This section of the Early Achievements website helps parents understand more about Early Achievements and the Kennedy Krieger Institute’s programs and resources for infants, children, and youth with social and communication delays and autism spectrum disorders (ASD).
Children with communication and/or social delays and ASD learn best at school when instruction has certain characteristics that are strategically designed to maximize children’s attention to, and motivation to participate in instructional activities. Those instructional characteristics include things like creating learning opportunities that ensure plenty of child success but also present just the right amount of challenge to promote new skill and knowledge attainment. This is accomplished by giving children opportunities to practice existing skills in familiar and new situations. Teachers must create learning experiences that target children’s emerging skills. Also, teachers must provide the right type of cues and supports to help children do their best. Such cue let children know when they are on target, so they can 'get it right' the next time around. When teachers acknowledge children's attempts to participate and initiate, and reward (reinforce) their correct responses, children are more motivated to keep trying. Teachers also can boost child achievement by making educational experiences meaningful. In addition, teachers must ensure that children have many opportunities throughout the school day to initiate and respond in situations that target their learning goals. The Early Achievements intervention helps teachers to provide instruction that consistently has all these characteristics, and more. As a result, teachers using the Early Achievements instructional strategies help their students gain new knowledge and skills, which is associated with improved student engagement in instruction and increased positive behaviors.

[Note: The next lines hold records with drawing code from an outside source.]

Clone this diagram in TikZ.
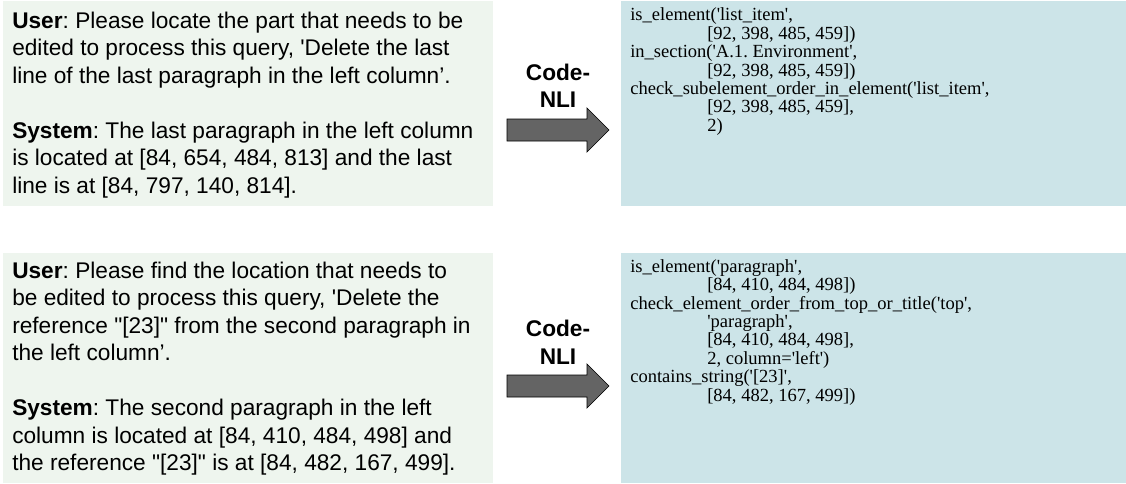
\documentclass[tikz,border=0pt]{standalone}
\usepackage{fontspec}
\setmainfont{Liberation Sans}
\newfontfamily\codefont{Liberation Serif}
\usetikzlibrary{fit}
\frenchspacing
\definecolor{usergreen}{HTML}{EEF5EE}
\definecolor{codeblue}{HTML}{CCE4E8}
\definecolor{arrowgray}{HTML}{646464}
\newcommand\qs{\textquotesingle}
\newcommand\dq{\textquotedbl}
\newcommand\cind{\hspace*{57.75pt}}
\tikzset{
  userbox/.style={fill=usergreen, draw=none, inner sep=0pt},
  codebox/.style={fill=codeblue, draw=none, inner sep=0pt},
  chattext/.style={anchor=north west, inner sep=0pt, align=left, font={\fontsize{17}{20.6}\selectfont\frenchspacing}},
  codetext/.style={anchor=north west, inner sep=0pt, align=left, font={\codefont\fontsize{13.9}{13.8}\selectfont\frenchspacing}},
  arrowlabel/.style={anchor=north, inner sep=0pt, align=center, font={\fontsize{17}{20.6}\selectfont\bfseries}},
  blockarrow/.style={fill=arrowgray, draw=black, line width=0.5pt, line join=miter}
}
\begin{document}
\begin{tikzpicture}[x=0.75pt, y=-0.75pt]
\useasboundingbox (0,0) rectangle (1126,483);
% boxes
\node[userbox, fit={(3,1) (493,206)}] (u1) {};
\node[codebox, fit={(621,1) (1126,206)}] (c1) {};
\node[userbox, fit={(3,253) (493,483)}] (u2) {};
\node[codebox, fit={(621,253) (1126,483)}] (c2) {};
% left texts
\node[chattext] (t1) at (12,8.8) {\strut\textbf{User}: Please locate the part that needs to be\\
edited to process this query, \qs Delete the last\\
line of the last paragraph in the left column’.\\[20.6pt]
\textbf{System}: The last paragraph in the left column\\
is located at [84, 654, 484, 813] and the last\\
line is at [84, 797, 140, 814].};
\node[chattext] (t2) at (12,258.8) {\strut\textbf{User}: Please find the location that needs to\\
be edited to process this query, \qs Delete the\\
reference \dq[23]\dq{} from the second paragraph in\\
the left column’.\\[20.6pt]
\textbf{System}: The second paragraph in the left\\
column is located at [84, 410, 484, 498] and\\
the reference \dq[23]\dq{} is at [84, 482, 167, 499].};
% code texts
\node[codetext] (k1) at (630,7.8) {\strut is\_element(\qs list\_item\qs,\\
\cind[92, 398, 485, 459])\\
in\_section(\qs A.1. Environment\qs,\\
\cind[92, 398, 485, 459])\\
check\_subelement\_order\_in\_element(\qs list\_item\qs,\\
\cind[92, 398, 485, 459],\\
\cind 2)};
\node[codetext] (k2) at (630,259.1) {\strut is\_element(\qs paragraph\qs,\\
\cind[84, 410, 484, 498])\\
check\_element\_order\_from\_top\_or\_title(\qs top\qs,\\
\cind\qs paragraph\qs,\\
\cind[84, 410, 484, 498],\\
\cind 2, column=\qs left\qs)\\
contains\_string(\qs[23]\qs,\\
\cind[84, 482, 167, 499])};
% arrow labels
\node[arrowlabel] (l1) at (558,60.8) {\strut Code-\\NLI};
\node[arrowlabel] (l2) at (558,317.3) {\strut Code-\\NLI};
% block arrows
\draw[blockarrow] (507,119) -- (587,119) -- (587,108) -- (609,130) -- (587,152) -- (587,141) -- (507,141) -- cycle;
\draw[blockarrow] (507,375) -- (587,375) -- (587,364) -- (609,386) -- (587,408) -- (587,397) -- (507,397) -- cycle;
\end{tikzpicture}
\end{document}
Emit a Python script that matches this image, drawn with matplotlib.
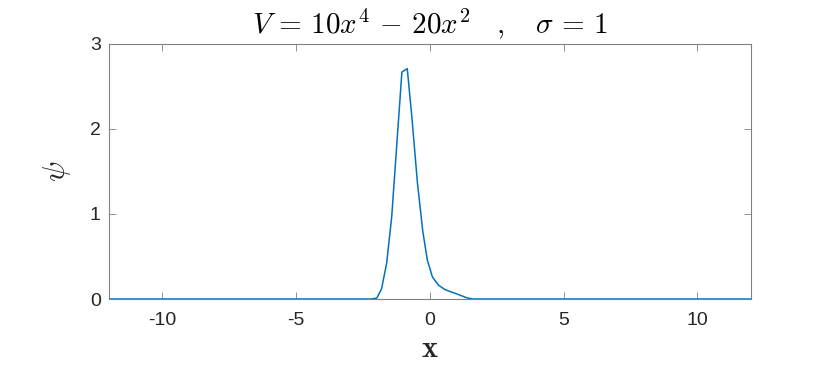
import matplotlib
matplotlib.use('Agg')
import matplotlib.pyplot as plt
import numpy as np

# wave function
x_vals = [-12.0, -2.2, -1.99, -1.81, -1.62, -1.43, -1.22, -1.05, -0.85, -0.68,
          -0.47, -0.27, -0.10, 0.09, 0.31, 0.56, 1.0, 1.37, 1.6, 12.0]
psi_vals = [0.0, 0.0, 0.01, 0.12, 0.42, 0.97, 1.91, 2.67, 2.71, 2.15,
            1.37, 0.80, 0.46, 0.26, 0.165, 0.11, 0.06, 0.015, 0.0, 0.0]

xticks = [-10, -5, 0, 5, 10]
yticks = [0, 1, 2, 3]

plt.rcParams['mathtext.fontset'] = 'cm'
plt.rcParams['font.family'] = 'Liberation Sans'

fig = plt.figure(figsize=(8.3, 3.69), dpi=100)
ax = fig.add_axes([0.1313, 0.1897, 0.9048 - 0.1313, 0.8808 - 0.1897])
ax.plot(x_vals, psi_vals, color='#0072BD', lw=1.1)

ax.set_xlim(-12, 12)
ax.set_ylim(0, 3)
ax.set_xticks(xticks)
ax.set_yticks(yticks)
ax.set_xticklabels([str(t) for t in xticks])
ax.tick_params(direction='in', top=True, right=True, length=5, width=0.6,
               colors='#262626', labelsize=14, color='#808080')
ax.tick_params(axis='x', pad=9)
ax.tick_params(axis='y', pad=6)
for s in ax.spines.values():
    s.set_color('#808080')
    s.set_linewidth(0.8)

ax.set_xlabel(r'$\mathbf{x}$', fontsize=22, color='#262626', labelpad=4)
ax.set_ylabel(r'$\psi$', fontsize=22, color='#262626', labelpad=12)
ax.set_title(r'$V\,=\,10x^4\,-\,20x^2\quad,\quad\sigma\,=\,1$', fontsize=21,
             color='black', pad=8)

fig.savefig('out.png', dpi=100)
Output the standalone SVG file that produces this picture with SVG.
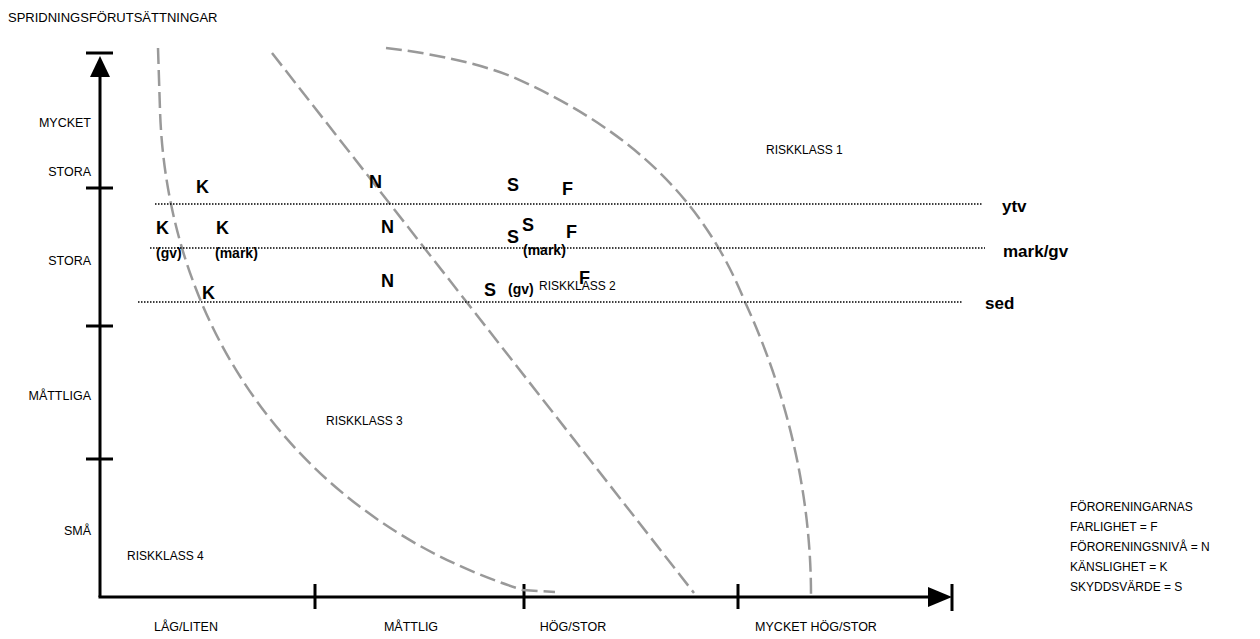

Most existing preschool curricula fail to adequately address the learning needs of children with social and communication delays and ASD. The Early Achievements intervention is an evidence-based approach to targeting child knowledge and skills that are lacking in those curricula. Early Achievements is specially designed to supplement schools’ existing curricula for preschool-aged children, emphasizing development of knowledge and skills falling in the language, communication, and social domains. Teachers learn how to use the Early Achievements instructional strategies by attending specially designed workshops, and being coached in their classroom by an Early Achievements coach. Coaches support teachers as they learn to adapt their instruction to meet the different needs of the students in their classroom, and as they deliver instruction in group contexts so that children learn from each other, develop new social skills, and build friendships.
As teachers develop expertise in using the Early Achievements instructional strategies, they learn to communicate more effectively with parents about what and how children are learning. This fosters parent-teacher relationships and shared expectations for children’s learning and behavior at school and at home. Through the Early Achievements professional development program, teachers become powerful agents of student change.